**Given exercise**
Return the lines that follow, exactly as they appear, from the first through the one containing "3.7, 3.3, 2.9, 2.5, 2.0, 1.6, 1.1, 0.7, 0.3, 0.0]"; no pictures are to be included.

[Entries with chart source code]
§ §
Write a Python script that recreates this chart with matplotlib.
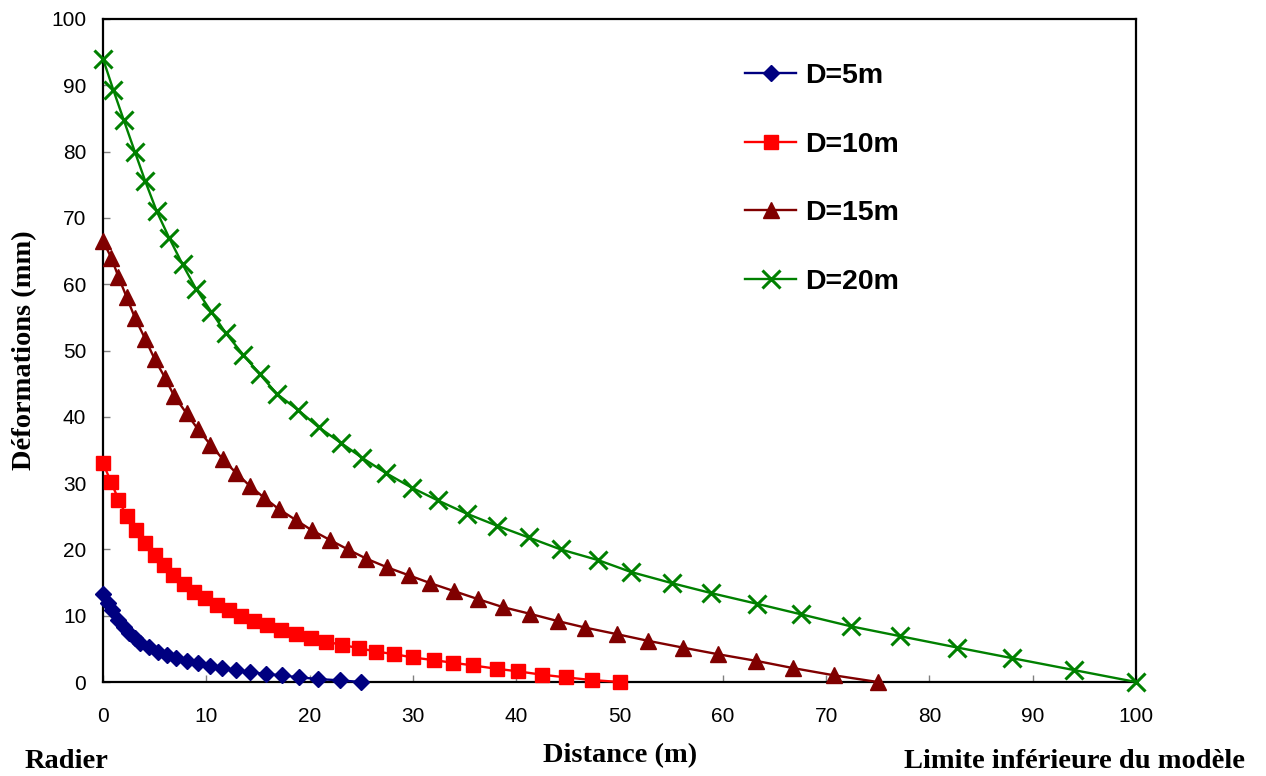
import matplotlib.pyplot as plt

# distances (m) and deformations (mm)
x_d5 = [0, 0.5, 0.9, 1.5, 2.0, 2.5, 3.1, 3.6, 4.5, 5.3, 6.2, 7.1, 8.1, 9.2,
        10.4, 11.5, 12.9, 14.2, 15.8, 17.3, 19.0, 20.8, 22.9, 25.0]
y_d5 = [13.3, 11.9, 10.8, 9.4, 8.3, 7.4, 6.6, 5.9, 5.3, 4.6, 4.1, 3.6, 3.2, 2.8,
        2.4, 2.1, 1.8, 1.5, 1.2, 1.0, 0.7, 0.45, 0.25, 0.0]

x_d10 = [0, 0.8, 1.5, 2.3, 3.2, 4.1, 5.0, 5.9, 6.8, 7.8, 8.8, 9.9, 11.0, 12.2,
         13.4, 14.6, 15.9, 17.2, 18.7, 20.1, 21.6, 23.1, 24.8, 26.4, 28.2,
         30.0, 32.0, 33.9, 35.8, 38.1, 40.2, 42.5, 44.8, 47.3, 50.0]
y_d10 = [33.0, 30.1, 27.5, 25.0, 22.9, 20.9, 19.1, 17.6, 16.1, 14.8, 13.6, 12.6,
         11.6, 10.8, 10.0, 9.2, 8.6, 7.9, 7.3, 6.7, 6.1, 5.6, 5.1, 4.6, 4.2,
         3.7, 3.3, 2.9, 2.5, 2.0, 1.6, 1.1, 0.7, 0.3, 0.0]

x_d15 = [0, 0.8, 1.5, 2.3, 3.1, 4.1, 5.0, 6.0, 6.9, 8.1, 9.2, 10.4, 11.6, 12.9,
         14.2, 15.6, 17.0, 18.7, 20.2, 22.0, 23.7, 25.5, 27.5, 29.6, 31.7,
         34.0, 36.3, 38.7, 41.3, 44.0, 46.7, 49.8, 52.8, 56.1, 59.5, 63.2,
         66.8, 70.8, 75.0]
y_d15 = [66.5, 64.0, 61.1, 58.0, 54.9, 51.7, 48.7, 45.9, 43.1, 40.5, 38.1, 35.8,
         33.6, 31.5, 29.6, 27.8, 26.1, 24.4, 22.9, 21.4, 20.0, 18.6, 17.3, 16.1,
         14.9, 13.7, 12.5, 11.3, 10.3, 9.2, 8.2, 7.2, 6.2, 5.2, 4.2, 3.2, 2.1,
         1.0, 0.0]

x_d20 = [0, 1.0, 2.0, 3.1, 4.1, 5.2, 6.4, 7.7, 9.0, 10.5, 11.9, 13.6, 15.2, 16.8,
         18.9, 20.9, 23.0, 25.1, 27.4, 29.9, 32.4, 35.2, 38.1, 41.2, 44.3, 47.9,
         51.1, 55.1, 58.9, 63.3, 67.6, 72.4, 77.2, 82.7, 88.0, 94.0, 100.0]
y_d20 = [94.0, 89.3, 84.8, 79.9, 75.5, 71.0, 67.0, 63.0, 59.3, 55.8, 52.6, 49.3,
         46.4, 43.5, 41.0, 38.4, 36.1, 33.8, 31.5, 29.3, 27.4, 25.4, 23.6, 21.8,
         20.0, 18.4, 16.6, 14.9, 13.4, 11.8, 10.2, 8.4, 6.9, 5.2, 3.6, 1.8, 0.0]

ticks = list(range(0, 101, 10))

W, H = 1266, 776
fig = plt.figure(figsize=(W / 100, H / 100), dpi=100)
ax = fig.add_axes([103 / W, (H - 682) / H, (1136 - 103) / W, (682 - 19) / H])

ax.plot(x_d5, y_d5, color="#000080", lw=1.7, marker="D", ms=8.5, label="D=5m",
        clip_on=False, zorder=3)
ax.plot(x_d10, y_d10, color="#ff0000", lw=1.7, marker="s", ms=10,
        label="D=10m", clip_on=False, zorder=3)
ax.plot(x_d15, y_d15, color="#800000", lw=1.7, marker="^", ms=11,
        label="D=15m", clip_on=False, zorder=3)
ax.plot(x_d20, y_d20, color="#008000", lw=1.7, marker="x", ms=12.5, mew=2.2,
        label="D=20m", clip_on=False, zorder=3)

ax.set_xlim(0, 100)
ax.set_ylim(0, 100)
ax.set_xticks(ticks)
ax.set_yticks(ticks)
for s in ax.spines.values():
    s.set_linewidth(1.6)
    s.set_color("black")
ax.tick_params(direction="in", length=5, width=1, color="#808080",
               labelsize=15)
ax.tick_params(axis="x", pad=18)
ax.tick_params(axis="y", pad=12)
for lab in ax.get_xticklabels() + ax.get_yticklabels():
    lab.set_family("Liberation Sans")

leg = ax.legend(loc="upper left", bbox_to_anchor=(745 / W, 1 - 63 / H),
                bbox_transform=fig.transFigure, frameon=False, borderpad=0,
                borderaxespad=0, handlelength=1.8, handletextpad=0.3,
                labelspacing=1.5,
                prop={"family": "Liberation Sans", "weight": "bold",
                      "size": 20.5})

serif = dict(family="Liberation Serif", weight="bold", size=20.5)
fig.text(25 / W, 1 - 350 / H, "Déformations (mm)", rotation=90,
         ha="center", va="center", **serif)
fig.text(25 / W, 1 - 761 / H, "Radier", ha="left", va="center", **serif)
fig.text(620 / W, 1 - 756 / H, "Distance (m)", ha="center", va="center", **serif)
fig.text(1245 / W, 1 - 761 / H, "Limite inférieure du modèle", ha="right",
         va="center", **serif)

fig.savefig("out.png", dpi=100)
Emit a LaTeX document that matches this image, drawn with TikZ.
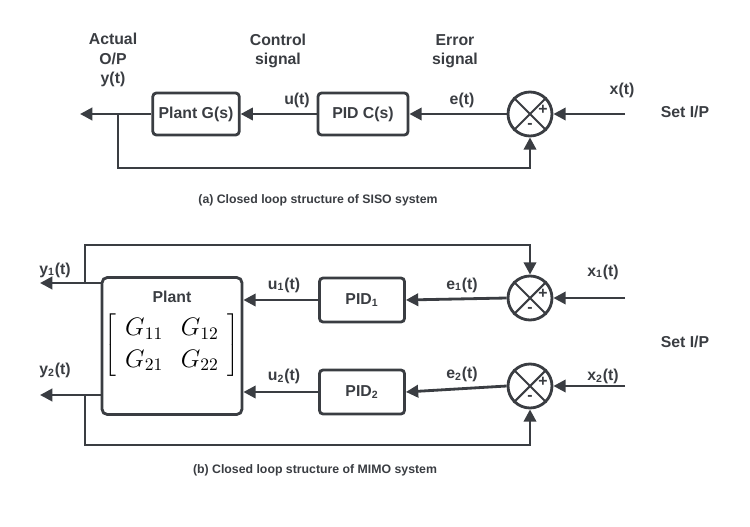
\documentclass[tikz,border=0pt]{standalone}
\usepackage{fontspec}
\setmainfont{Liberation Sans}
\usetikzlibrary{arrows.meta,calc}
\definecolor{ln}{HTML}{3A3D42}
\begin{document}
\begin{tikzpicture}[x=0.02cm,y=-0.02cm,line width=1.6pt,
  blk/.style={draw=ln,rounded corners=2pt,minimum height=0.84cm,font=\bfseries\small,text=ln},
  sumj/.style={draw=ln,circle,minimum size=0.88cm,inner sep=0pt},
  lbl/.style={font=\bfseries\small,text=ln,align=center},
  arr/.style={draw=ln,-{Triangle[length=7pt,width=7pt]}},
  ln/.style={draw=ln}]
\useasboundingbox (0,0) rectangle (750,527);
% ---- SISO
\node[blk,minimum width=1.66cm] (plant) at (196,114) {Plant G(s)};
\node[blk,minimum width=1.8cm] (pid) at (363,114) {PID C(s)};
\node[sumj] (s) at (530,114) {};
\draw[ln,line width=1.2pt] (s.north west)--(s.south east) (s.north east)--(s.south west);
\node[font=\bfseries\small,text=ln] at ($(s)+(13,-4)$) {+};
\node[font=\bfseries\small,text=ln] at ($(s)+(0,12)$) {-};
\coordinate (xin) at (625,114);
\coordinate (yout) at (80,114);
\coordinate (fb) at (118,114);
\draw[arr] (xin)--(s.east);
\draw[arr] (s.west)--(pid.east);
\draw[arr] (pid.west)--(plant.east);
\draw[arr] (plant.west)--(yout);
\draw[arr] (fb)--(118,168)--(530,168)--(s.south);
\node[lbl] at (113,60) {Actual\\O/P\\y(t)};
\node[lbl] at (278,51) {Control\\signal};
\node[lbl] at (455,51) {Error\\signal};
\node[lbl] at (297,100) {u(t)};
\node[lbl] at (462,100) {e(t)};
\node[lbl] at (622,90) {x(t)};
\node[lbl] at (685,112) {Set I/P};
\node[lbl,font=\bfseries\scriptsize] at (318,200) {(a) Closed loop structure of SISO system};
% ---- MIMO
\node[draw=ln,rounded corners=3pt,minimum width=2.8cm,minimum height=2.74cm] (P) at (172,346) {};
\node[lbl] at (172,297) {Plant};
\node[text=black] at (172,345) {\Large$\left[\begin{array}{cc}G_{11}&G_{12}\\G_{21}&G_{22}\end{array}\right]$};
\node[blk,minimum width=1.7cm,minimum height=0.88cm] (p1) at (362,300) {PID\textsubscript{1}};
\node[blk,minimum width=1.7cm,minimum height=0.88cm] (p2) at (362,392) {PID\textsubscript{2}};
\foreach \n/\yy in {s1/298,s2/386}{
  \node[sumj] (\n) at (530,\yy) {};
  \draw[ln,line width=1.2pt] (\n.north west)--(\n.south east) (\n.north east)--(\n.south west);
  \node[font=\bfseries\small,text=ln] at ($(\n)+(13,-4)$) {+};
  \node[font=\bfseries\small,text=ln] at ($(\n)+(0,12)$) {-};
}
\coordinate (x1) at (625,298);
\coordinate (x2) at (625,386);
\draw[arr] (x1)--(s1.east);
\draw[arr] (x2)--(s2.east);
\draw[arr] (s1.west)--(p1.east);
\draw[arr] (s2.west)--(p2.east);
\draw[arr] (p1.west)--(P.east |- p1);
\draw[arr] (p2.west)--(P.east |- p2);
\coordinate (y1) at (40,283);
\coordinate (y2) at (40,395);
\draw[arr] (P.west |- y1)--(y1);
\draw[arr] (P.west |- y2)--(y2);
\draw[arr] (85,283)--(85,245)--(530,245)--(s1.north);
\draw[arr] (85,395)--(85,445)--(530,445)--(s2.south);
\node[lbl] at (55,270) {y\textsubscript{1}(t)};
\node[lbl] at (55,370) {y\textsubscript{2}(t)};
\node[lbl] at (284,285) {u\textsubscript{1}(t)};
\node[lbl] at (284,376) {u\textsubscript{2}(t)};
\node[lbl] at (462,285) {e\textsubscript{1}(t)};
\node[lbl] at (462,374) {e\textsubscript{2}(t)};
\node[lbl] at (603,272) {x\textsubscript{1}(t)};
\node[lbl] at (603,376) {x\textsubscript{2}(t)};
\node[lbl] at (685,342) {Set I/P};
\node[lbl,font=\bfseries\scriptsize] at (315,470) {(b) Closed loop structure of MIMO system};
\end{tikzpicture}
\end{document}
§ §
**Result of this exercise**
Write a Python script that recreates this chart with matplotlib.
import matplotlib.pyplot as plt

# distances (m) and deformations (mm)
x_d5 = [0, 0.5, 0.9, 1.5, 2.0, 2.5, 3.1, 3.6, 4.5, 5.3, 6.2, 7.1, 8.1, 9.2,
        10.4, 11.5, 12.9, 14.2, 15.8, 17.3, 19.0, 20.8, 22.9, 25.0]
y_d5 = [13.3, 11.9, 10.8, 9.4, 8.3, 7.4, 6.6, 5.9, 5.3, 4.6, 4.1, 3.6, 3.2, 2.8,
        2.4, 2.1, 1.8, 1.5, 1.2, 1.0, 0.7, 0.45, 0.25, 0.0]

x_d10 = [0, 0.8, 1.5, 2.3, 3.2, 4.1, 5.0, 5.9, 6.8, 7.8, 8.8, 9.9, 11.0, 12.2,
         13.4, 14.6, 15.9, 17.2, 18.7, 20.1, 21.6, 23.1, 24.8, 26.4, 28.2,
         30.0, 32.0, 33.9, 35.8, 38.1, 40.2, 42.5, 44.8, 47.3, 50.0]
y_d10 = [33.0, 30.1, 27.5, 25.0, 22.9, 20.9, 19.1, 17.6, 16.1, 14.8, 13.6, 12.6,
         11.6, 10.8, 10.0, 9.2, 8.6, 7.9, 7.3, 6.7, 6.1, 5.6, 5.1, 4.6, 4.2,
         3.7, 3.3, 2.9, 2.5, 2.0, 1.6, 1.1, 0.7, 0.3, 0.0]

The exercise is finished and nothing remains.